London: Super-sized rats! Giant rodents, the size of sheep or even bigger, could walk the Earth in future as they take advantage of larger mammals becoming extinct, scientists have predicted.
A University of Leicester, UK, academic predicts rats will continue to grow and fill a "significant chunk" of Earth's emptying ecospace.
Dr Jan Zalasiewicz from the Department of Geology at Leicester suggests that people better get used to having rats around - and that their global influence is likely to grow in the future as larger mammals continue to become extinct.
Given enough time, rats could probably grow to be at least as large as the capybara, the world's largest rodent, that lives today - that can reach 80 kilos. If the ecospace was sufficiently empty, then they could get larger still, said the researcher.

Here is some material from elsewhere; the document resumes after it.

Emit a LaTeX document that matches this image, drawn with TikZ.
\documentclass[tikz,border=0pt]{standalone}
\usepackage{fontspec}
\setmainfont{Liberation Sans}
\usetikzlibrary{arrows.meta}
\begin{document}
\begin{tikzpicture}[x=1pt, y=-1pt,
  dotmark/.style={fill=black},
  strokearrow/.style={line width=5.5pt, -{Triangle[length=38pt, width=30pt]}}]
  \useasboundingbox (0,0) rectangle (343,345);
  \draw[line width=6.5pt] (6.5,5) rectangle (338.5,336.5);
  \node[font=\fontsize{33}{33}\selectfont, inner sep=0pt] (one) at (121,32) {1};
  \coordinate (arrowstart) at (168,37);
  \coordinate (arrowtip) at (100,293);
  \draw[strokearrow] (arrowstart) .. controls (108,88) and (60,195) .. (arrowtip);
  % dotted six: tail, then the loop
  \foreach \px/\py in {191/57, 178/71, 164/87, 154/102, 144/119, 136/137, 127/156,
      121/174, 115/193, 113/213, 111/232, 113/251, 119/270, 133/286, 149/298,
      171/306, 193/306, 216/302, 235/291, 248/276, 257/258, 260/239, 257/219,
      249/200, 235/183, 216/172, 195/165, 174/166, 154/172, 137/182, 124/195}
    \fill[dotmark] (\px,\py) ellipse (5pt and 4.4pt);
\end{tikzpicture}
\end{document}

"Rats are one of the best examples of a species that we have helped spread around the world, and that have successfully adapted to many of the new environments that they found themselves in," Zalasiewicz said.
"They are now on many, if not most, islands around the world and once there, have proved extraordinarily hard to eradicate. They are often there for good, essentially. Once there, they have out-competed many native species and at times have driven them to extinction.
"As a result, ecospace is being emptied - and rats are in a good position to re-fill a significant chunk of it, in the mid to far geological future," Zalasiewicz said.
As rats fill the newly opened ecospace left in the wake of other extinct mammals, over time they, like many species of animal, experience evolutionary adaptation.
Gigantism can occur in animals as they adapt to their environment and Zalasiewicz believes that rats will prove to be no exception to this timeless rule.
"Animals will evolve, over time, into whatever designs will enable them to survive and to produce offspring," he said.
"For instance, in the Cretaceous Period, when the dinosaurs lived, there were mammals but these were very small, rat and mouse-sized, because dinosaurs occupied the larger ecological niches.
"Only once the dinosaurs were out of the way did these tiny mammals evolve into many different forms, including some very large and impressive ones: brontotheriums, horses, mastodons, mammoths, rhinoceri and more," he said. While looking to what may happen in the future, occurrences of gigantism in rodents in the past can show the scope for evolution - the largest extinct rodent discovered so far, named the Josephoartegasia monesi, was larger than a bull, and weighed over a ton, researchers said.
The variations in future rat sizes will not simply involve them blowing up to epic proportions, however. Zalasiewicz suggests that there will be many types of evolutionary adaptations in rats over time.